Go to any bookstore and find the History section. Most of the books are about war. Why? How did we come to associate history with war? Maybe it’s because most of human history has been stained by fighting. Forty-five million people were killed during World War II. That’s the equivalent of killing every person now living in the states of Texas and New York. If we hadn’t been so in love with war, could we have possibly found another way to stop the Nazi threat without losing forty-five million lives in the process? Could we have found a way to compel the Japanese to surrender without dropping atomic bombs on cities filled with innocent people?

Every week I get emails imploring me to “support our troops.” What does that mean? If I were in charge, I would support our troops by not sending them overseas to get killed. Wars grind people up. They leave human beings dead, crippled, or traumatized.
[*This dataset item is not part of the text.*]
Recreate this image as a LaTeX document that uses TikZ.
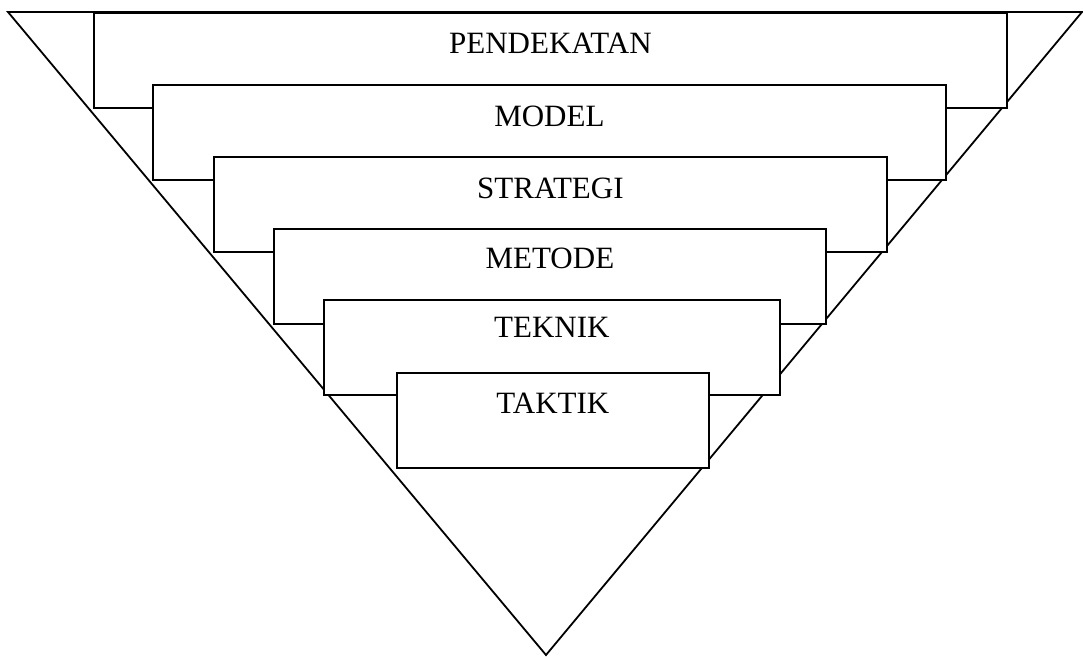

And they leave almost everyone involved hopeless, weighed down by the knowledge that the war that just ended will flare up somewhere else, and they have little or no power to stop it.

Our own collective confusion about war is evident in the way we vacillate between neglecting our soldiers and worshipping them. So many end up unemployed, homeless, permanently disabled, or mentally ill. Then, after decades have passed, we honor the few surviving veterans with parades and tear-stained Hollywood salutes and meaningless standing ovations.

The leaders, the irrational people most nations keep choosing, are addicted to war, to the blood of others, while they hide safely in their headquarters and their bunkers, eating meals served by silent butlers and attending briefings and high-level meetings. They confer with their chiefs of staff, studying charts and drinking from clean glass goblets, while the sons and daughters of the people who put them there lose their lives in the jungle or under the rubble, thousands of miles away.

These views, I realize, are considered naive. Life is complicated, and there are evil people out there who wish us harm. I know that. And I’m not suggesting that we don’t protect ourselves. What I am saying is that in most cases throughout history, the real threat has been created by lunatics — power-hungry lunatics. Then, thousands of people with absolutely no grudge to bear have willingly killed each other at the command of those lunatics.

The Fourth of July is a holiday of flags and fireworks, baseball and barbecues. But let’s not forget that American independence began with a fourteen-hundred-word document and was won at the cost of fifty thousand lives. Since that time, the United States has rarely been able to avoid war for more than twenty years. Soldiers are dying right now in Iraq and Afghanistan. These wars will end sooner or later, but it seems inevitable that within a decade or two, American blood will soak the soil of some other country.

I hope before that happens, we take a good long look and at least ask the question: Why?